Article proposé par Exponaute
Pour suivre le cheminement de l’existence d’Alfred Sisley (1839–1899), il suffit de jeter un œil à ses toiles. Alors, nous suivons à la trace et avec un plaisir indicible les pérégrinations de l’artiste qui puise ses racines du côté d’Albion : la banlieue parisienne, la campagne de Hampton Court, les champs de Bougival, les pavés de Marly-le-Roi, le calme de Moret-sur-Loing. Tous ces lieux de villégiature, de part et d’autre de la Manche, ont cependant un point commun : leurs paysages préservés ou à peine modelés par le monde paysan.
Doté d’une sensibilité exacerbée, Alfred Sisley ne pouvait que logiquement se tourner vers les hautes sphères de l’art, délaissant bien rapidement le commerce florissant de textile auquel le destinait initialement son père.
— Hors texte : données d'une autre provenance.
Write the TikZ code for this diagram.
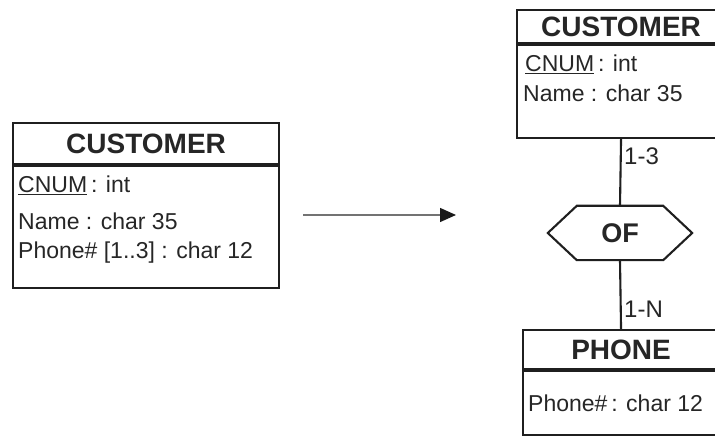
\documentclass[tikz,border=0pt]{standalone}
\usepackage{fontspec}
\setmainfont{Liberation Sans}
\usetikzlibrary{arrows.meta}
\begin{document}
\begin{tikzpicture}[x=1pt,y=1pt,
  frame/.style={draw=black!88, line width=2.1pt, rectangle, inner sep=0pt, anchor=north west},
  title/.style={frame, text=black!85, font=\bfseries\fontsize{28}{28}\selectfont, text depth=0pt},
  attr/.style={anchor=base west, inner sep=0pt, text=black!85, font=\fontsize{23}{23}\selectfont},
  card/.style={anchor=base west, inner sep=0pt, text=black!85, font=\fontsize{24}{24}\selectfont},
  link/.style={draw=black!88, line width=2.1pt},
  relbox/.style={inner sep=0pt, minimum width=144pt, minimum height=54pt, text=black!85, font=\bfseries\fontsize{27}{27}\selectfont},
]
\useasboundingbox (0,0) rectangle (715,436);

% entity with a multi-valued attribute
\node[title, minimum width=266pt, minimum height=41pt] (lh) at (12,314) {CUSTOMER};
\node[frame, minimum width=266pt, minimum height=122pt] (lb) at (lh.south west) {};
\node[attr] (l1) at (18,243) {\underline{CNUM}\,: int};
\node[attr] (l2) at (18,206) {Name : char 35};
\node[attr] (l3) at (18,177) {Phone\# [1..3] : char 12};

% transformation arrow
\coordinate (a0) at (303,221);
\coordinate (a1) at (456,221);
\draw[draw=black!55, line width=1.4pt, -{Triangle[length=16pt,width=14pt,color=black!90]}] (a0) -- (a1);

% resulting entities and relationship
\node[title, minimum width=208pt, minimum height=33pt] (rh) at (516,427) {CUSTOMER};
\node[frame, minimum width=208pt, minimum height=93pt] (rb) at (rh.south west) {};
\node[attr] (r1) at (525,364) {\underline{CNUM}\,: int};
\node[attr] (r2) at (523,334) {Name : char 35};

\node[relbox] (of) at (620,203) {OF};
\draw[link] (of.west) -- ([xshift=29pt]of.north west) -- ([xshift=-29pt]of.north east)
  -- (of.east) -- ([xshift=-29pt]of.south east) -- ([xshift=29pt]of.south west) -- cycle;

\node[title, minimum width=196pt, minimum height=39pt] (ph) at (522,107) {PHONE};
\node[frame, minimum width=196pt, minimum height=64pt] (pb) at (ph.south west) {};
\node[attr] (p1) at (528,24) {Phone\#\,: char 12};

\draw[link] (rb.south) -- (of.north);
\draw[link] (of.south) -- (ph.north);
\node[card] (c1) at (624,271) {1-3};
\node[card] (c2) at (624,118) {1-N};
\end{tikzpicture}
\end{document}
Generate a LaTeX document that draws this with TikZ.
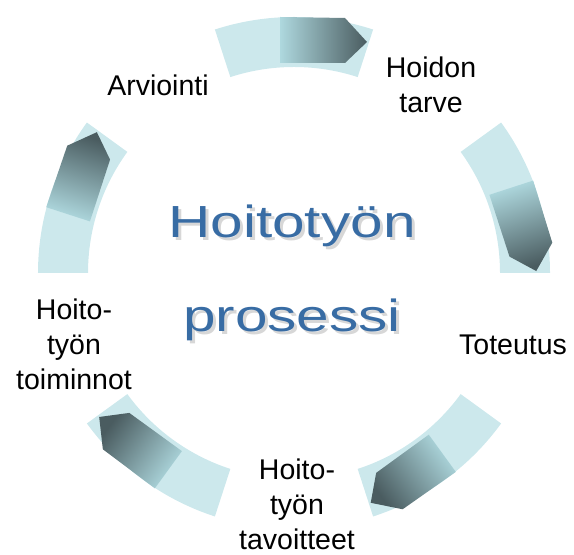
\documentclass[tikz,border=0pt]{standalone}
\usepackage{fontspec}
\setmainfont{Liberation Sans}
\newfontfamily\titlefont[FakeStretch=1.3]{Liberation Sans}
\usetikzlibrary{positioning}
\definecolor{segcyan}{HTML}{CCE8EC}
\definecolor{arrowlight}{HTML}{AED8DE}
\definecolor{arrowdark}{HTML}{4A5C60}
\definecolor{titleblue}{RGB}{56,108,164}

\begin{document}
\begin{tikzpicture}
			[x=1bp, y=1bp, align=center,
			seg/.style={fill=segcyan},
			lbl/.style={font=\fontsize{28.5bp}{35bp}\selectfont, inner sep=0pt, anchor=base},
			title/.style={font=\titlefont\fontsize{45bp}{94bp}\selectfont, inner sep=0pt, anchor=base}]
			\useasboundingbox (0,0) rectangle (574,555);
			\coordinate (c) at (294,282);
			% ring segments, each with its arrow pointing clockwise
			\foreach \k [evaluate=\k as \ang using 90-72*\k] in {0,...,4}{
				\begin{scope}[shift={(c)}, rotate=-72*\k]
					\fill[seg] (72:206) arc[start angle=72, end angle=108, radius=206]
						-- (108:256) arc[start angle=108, end angle=72, radius=256] -- cycle;
					\shade[left color=arrowlight, right color=arrowdark, shading angle=\ang]
						(-14,256) -- (51,255) -- (73,231) -- (51,210) -- (-14,210) -- cycle;
				\end{scope}
			}
			% title with its shadow (base = last line)
			\node[title, text=black!45, opacity=.35] (shd) at (295,220) {Hoitotyön\\prosessi};
			\node[title, text=titleblue] (ttl) at (292,223) {Hoitotyön\\prosessi};
			% step labels
			\node[lbl] (arv) at (158,459) {Arviointi};
			\node[lbl] (tarve) at (431,442) {Hoidon\\tarve};
			\node[lbl] (tot) at (513,200) {Toteutus};
			\node[lbl] (tav) at (297,5) {Hoito-\\työn\\tavoitteet};
			\node[lbl] (toim) at (74,165) {Hoito-\\työn\\toiminnot};
		\end{tikzpicture}
\end{document}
Le jeune artiste ne tarda pas à s’en convaincre : il n’était pas fait pour compter les pièces sonnantes et trébuchantes, ni donner des ordres à des ouvriers. Il ne se sentait à l’aise qu’au beau milieu du spectacle infini et prodigue de la nature.
Avec ses compères artistes Monet, Pissarro, Renoir et Bazille, Alfred Sisley fait partie de la Pléiade du mouvement impressionniste, inspiré comme il l’était par l’influente école de Barbizon, au sein de laquelle brillèrent tout particulièrement Corot Millet. Alors, dans les traces de ces prestigieux prédécesseurs, Sisley exécuta ses premières peintures à l’huile aux abords de la forêt de Fontainebleau, poursuivant leur œuvre de définition des codes de la peinture de paysage.
Touche légère, fugacité d’une variation d’atmosphère saisie pour l’éternité, ombres noires, bleutées, ou mauves selon la luminosité d’un instant et toujours, clé de lecture du mouvement Impressionniste : cette rapidité d’exécution exigée par la peinture sur le motif. Une fois le chevalet planté au milieu de la forêt ou dressé sur une colline surplombant la vallée de la Seine, il convient de voir vite, reproduire rapidement, jeter sa sensibilité par cette fenêtre vierge qu’on appelle toile.
Un nuage léger ne s’attarde que quelques minutes devant l’éclat d’un soleil estival, il s’agit alors ne de pas perdre de temps. Et ce même temps s’écoule pourtant lentement, si lentement, entre les murs de cette nouvelle exposition temporaire de l’Hôtel de Caumont, à Aix en Provence.
Deux éléments, presque obsédants, innervent le travail pictural d’Alfred Sisley : l’eau et le ciel. La première joue volontiers le rôle de miroir du second. Aux abords de la ville de Bougival baignée par la Seine, sous les ponts modernes de la Révolution Industrielle de Hampton Court, aux abords de l’ancien abreuvoir de Marly-le-Roi, Sisley peignait d’abord, immanquablement, les ciels et leurs couleurs chamarrées.
Puis, il se tournait vers le monde aqueux, sur la façon dont le miroir à la surface légèrement troublé par une brise printanière reflète les humeurs du firmament. Des hommes, aucune trace. Ou si peu ! Pauvres silhouettes esquissées d’un bout de pinceau timide, des taches courbées sous la pluie comme sur une estampe de Kuniyoshi, des ombres qui se mêlent à celles, longues et tremblantes, projetées par les arbres sur une allée en bord de fleuve.
Ce ne sont pas les hommes, ni leurs constructions, qui intéressent Sisley. Tout au plus se livra-t-il à un exercice similaire à Claude Monet face à la cathédrale de Rouen : l’impressionniste exécuta une série de toiles consacrée à Notre-Dame de Moret-sur-Loing, retiré des foules et l’âge arrivant, toujours plus admirateur de la lumière fugitive, de la couleur insaisissable, de la beauté indicible. Mais inlassablement, jusqu’au bout, avant que ne l’emporte un cancer foudroyant, Sisley revint au paysage, châsse des émerveillements qu’il rechercha inlassablement pour tenter de les apposer sur une toile.